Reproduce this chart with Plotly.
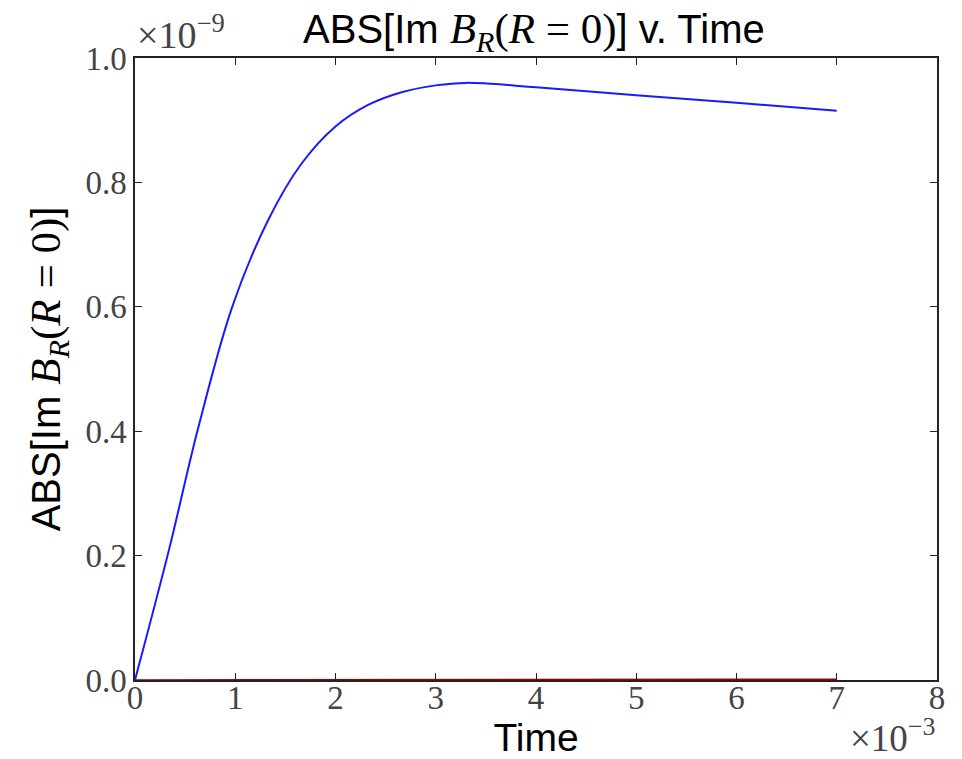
import plotly.graph_objects as go

# Time values (units of 1e-3) and |Im B_R(R=0)| (units of 1e-9)
blue_t = [0.0, 0.34, 0.63, 0.97, 1.33, 1.66, 2.0, 2.33, 2.66, 3.0, 3.3, 4.0, 5.0, 6.0, 7.0]
blue_v = [0.0, 0.21, 0.405, 0.6, 0.74, 0.83, 0.89, 0.925, 0.945, 0.956, 0.96, 0.953, 0.94, 0.928, 0.915]

red_t = [0.0, 2.4, 2.45, 7.0]
red_v = [0.0, 0.0, 0.0012, 0.0012]

x_ticks = [0, 1, 2, 3, 4, 5, 6, 7, 8]
y_ticks = [0.0, 0.2, 0.4, 0.6, 0.8, 1.0]

XS = 1e-3
YS = 1e-9

SERIF = "Liberation Serif"
SANS = "Liberation Sans"
math = ('<span style="font-family:%s;font-size:43px"><i>B</i><sub><i>R</i></sub>(<i>R</i>&nbsp;=&nbsp;0)</span>' % SERIF)

fig = go.Figure()
fig.add_trace(go.Scatter(x=[t * XS for t in red_t], y=[v * YS for v in red_v],
                         mode="lines", line=dict(color="#a00000", width=1.5), showlegend=False))
fig.add_trace(go.Scatter(x=[t * XS for t in blue_t], y=[v * YS for v in blue_v],
                         mode="lines", line=dict(color="#1a1aff", width=2, shape="spline", smoothing=1.0),
                         showlegend=False))

axis_common = dict(showgrid=False, zeroline=False, showline=True, linecolor="#222222", linewidth=1.5,
                   mirror="ticks", ticks="inside", ticklen=7, tickwidth=1, tickcolor="#222222",
                   automargin=False,
                   tickfont=dict(family=SERIF, size=33, color="#444444"))

fig.update_xaxes(range=[0, 8 * XS], tickvals=[t * XS for t in x_ticks],
                 ticktext=[str(t) for t in x_ticks], ticklabelstandoff=-12,
                 title=dict(text="Time", font=dict(family=SANS, size=39, color="black"), standoff=0),
                 **axis_common)
fig.update_yaxes(range=[0, 1.0 * YS], tickvals=[v * YS for v in y_ticks],
                 ticktext=["%.1f" % v for v in y_ticks],
                 title=dict(text="ABS[Im " + math + "]", font=dict(family=SANS, size=40, color="black"), standoff=12),
                 **axis_common)

fig.update_layout(
    width=962, height=759,
    margin=dict(l=135, r=25, t=58, b=79, autoexpand=False),
    paper_bgcolor="white", plot_bgcolor="white",
    title=dict(text="ABS[Im " + math + "] v. Time", x=0.555, xanchor="center", y=0.962, yanchor="middle",
               font=dict(family=SANS, size=40, color="black")),
    annotations=[
        dict(text="×10<sup>−9</sup>", xref="paper", yref="paper", x=0, y=1.0, xanchor="left", yanchor="bottom",
             showarrow=False, font=dict(family=SERIF, size=38, color="#444444")),
        dict(text="×10<sup>−3</sup>", xref="paper", yref="paper", x=1.0, y=-0.13, xanchor="right", yanchor="bottom",
             showarrow=False, font=dict(family=SERIF, size=37, color="#444444")),
    ],
)

fig.write_html("out.html")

## Stated problem:
Leave out the pictures, then repeat the listing above exactly from its first line to the line with "0.94, 0.928, 0.915]", inclusive.

## Solution for this problem:
Reproduce this chart with Plotly.
import plotly.graph_objects as go

# Time values (units of 1e-3) and |Im B_R(R=0)| (units of 1e-9)
blue_t = [0.0, 0.34, 0.63, 0.97, 1.33, 1.66, 2.0, 2.33, 2.66, 3.0, 3.3, 4.0, 5.0, 6.0, 7.0]
blue_v = [0.0, 0.21, 0.405, 0.6, 0.74, 0.83, 0.89, 0.925, 0.945, 0.956, 0.96, 0.953, 0.94, 0.928, 0.915]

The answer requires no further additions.